7 de Junho, 2004 André Esteves
Sobre cães abandonados, o Euro 2004 e um aviso…
Tenho um grande amor pelos animais. Neles encontro, na sua inteligência e linguagem, um mundo que a maior parte dos humanos, persiste em querer ignorar pelo medo de perder os seus deuses. Desde há cinco anos que eu e a minha esposa ajudamos cães de rua. Alimentamo-os, desparasitamo-os, tentamos arranjar-lhes lares decentes e humanos.
Acredito que temos uma responsabilidade racial para com os cães. No nosso passado genético, os cães permitiram ao homem de Cro Magnon ganhar a supremacia com os Neandertais. Deram-nos o volume frontal do nosso cérebro, ao caçar connosco, permitiram-nos diminuir a área olfactiva abaixo do cérebro (bem como outros co-efeitos mútuos), e por sua vez, nós seleccionamos os cães. Um cão bebé consegue reconhecer expressões faciais num humano, à semelhança dos bebés humanos.

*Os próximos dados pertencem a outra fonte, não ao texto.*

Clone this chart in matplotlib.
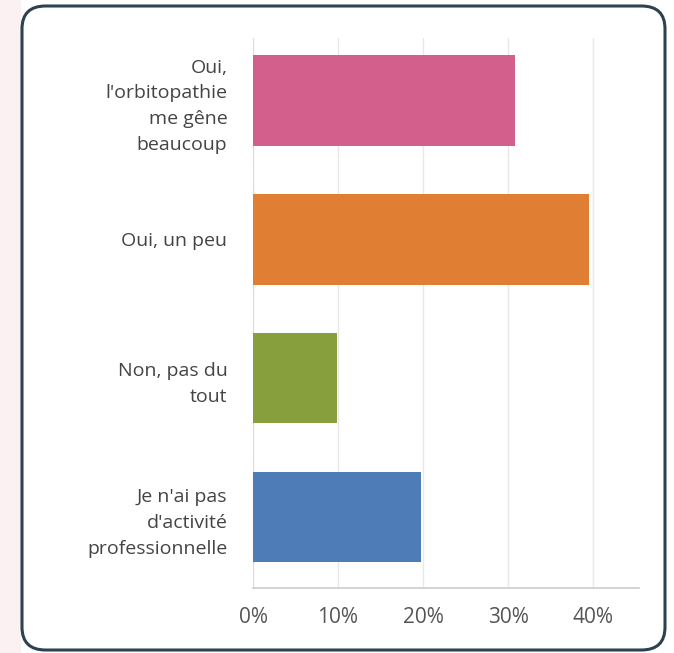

Na nossa mútua influência, geramos estruturas cerebrais semelhantes. Em contraste, um lobo, de bebé a adulto, mesmo domesticado, nunca aprende a distinguir expressões faciais humanas.
Como podem imaginar, há mais cães abandonados do que lares decentes e humanos.
Neste espaço de tempo, eu e a minha mulher já encontramos de tudo. Animais estropiados a pedirem-me que lhes tirasse a dor (sim). Cadelas com crias, devoradas por parasitas. Cães com esgana, parvo-virose, raiva, rebentados por sevícias sexuais, esfomeados deliberadamente até ao limite, o que imaginarem.
Mas o pior, não são os sofrimentos e os horrores. Já tive que abater 5 cães, pelos quais os quais o meu tempo e dinheiro nada podiam fazer. Acompanhei-os até ao último instante. E chorei pela generosidade de me terem ensinado algo sobre a morte.
Mas o pior, o pior são os humanos.
São eles a causa de tanto sofrimento. Nestes cinco anos, aprendi a distinguir com quem é que podia contar e de quem desconfiar.
O mesmo humano que fala da vida, como valor supremo, que se insurge contra o aborto e a pílula, é o mesmo que abandona os seus cães na berma da estrada, eliminando os afectos e a responsabilidade. Ao afastá-los da sua vista e mantendo a ilusão de que irão «continuar vivos» pois não os matou, enganou-se a si próprio, religiosamente, de que nada de mal fez. Afinal, poupou-lhes a vida!
No outro extremo, temos pessoas que alimentam e protegem os animais, mas não os tiram da rua. Não esterilizam fêmeas ou machos e contribuem para o aumento do sofrimento por todo o país, ao, irracionalmente, servirem de factor de pressão nas Câmaras Municipais, para não se adoptarem medidas de eutanásia humanizadas e indolores, reclamando-se da protecção da «vida».
São as mesmas pessoas que encontro com o rosário pendurado no carro. São as mesmas pessoas que tiram férias no 13 de Maio. São as mesmas pessoas que não pensam, nem sequer acreditam pois só sentem.
Apoiadas numa ideia neolítica, católica e rural de «vida» contribuem para aumentar o número de cães abandonados, maltratados e abusados, por todo o país.
Hoje, através da minha rede de informações, chegou-me a notícia que na zona de Aveiro, um canil Municipal foi assaltado. Foram levados mais de 30 cães. Durante a manhã, chegaram-me também notícias de vários raptos de cães na zona de Estarreja, tanto abandonados, como de moradias. Os cães que foram roubados são os utilizados para treinamento de Pit Bulls e Rottweillers em combates até à morte.
O boato que corre, é que alguém recebeu encomendas de combates pelas claques que vêm ao Euro 2004. As mesmas claques de onde surgiram partidos como o PNR,o BNP britânico ou a Frente Nacional Francesa, pela «vida» e contra o aborto.
Peço-lhe: Cuide e proteja o seu cão, durante o Euro 2004.
É um elemento da sua família expandida.
E não só durante o Euro 2004, porque vivemos num país de monstros.